As he takes control of the device, Marcus begins to propagate its use among people who have strong regrets about their past. But here's the catch -- and I've never seen anyone apply this to a time-travel story before -- when you change the past, you still remember your old life, and all the people whose lives are affected by the changes also remember their other lives. Those FMS memories aren't false at all. The more people use the device, the wider the circles of overlaid memories become, and the deeper the layers of memories become. Affected people don't remember their other lives, though, until they reach the day in history when the recursions first began; then all the memories come flooding back. For everyone.

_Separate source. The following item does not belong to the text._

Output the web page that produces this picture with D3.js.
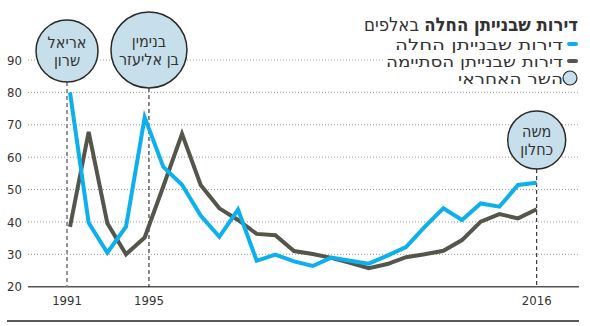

As Barry and Helena's lives become intertwined, they set out to find a way to stop the Armageddon that occurs when hostile nations realize the reality disruption is coming from the United States and fire nuclear warheads to stop it. The title Recursion becomes even more relevant as Helena goes back to a starting point before the device was invented and tries again and again with Barry's help to stop everyone's memories of all the alternate timelines from hitting them when they reach the day that it began. It is a seemingly hopeless quest, and as Helena fails again and again, dies again and again, meets and recruits Barry again and again, reliving hundreds of years, her mind begins to fail.
Admittedly, the novel slows down a bit with the repeated attempts, but Crouch is too good a writer to wear out the reader's patience. He also uses the repetition and the way Barry and Helena experience the passage of time differently to meditate on relationships. Crouch isn't so focused on the twists and turns of his temporal thriller that he doesn't take time to explore the human dimension. I look forward to reading his next one.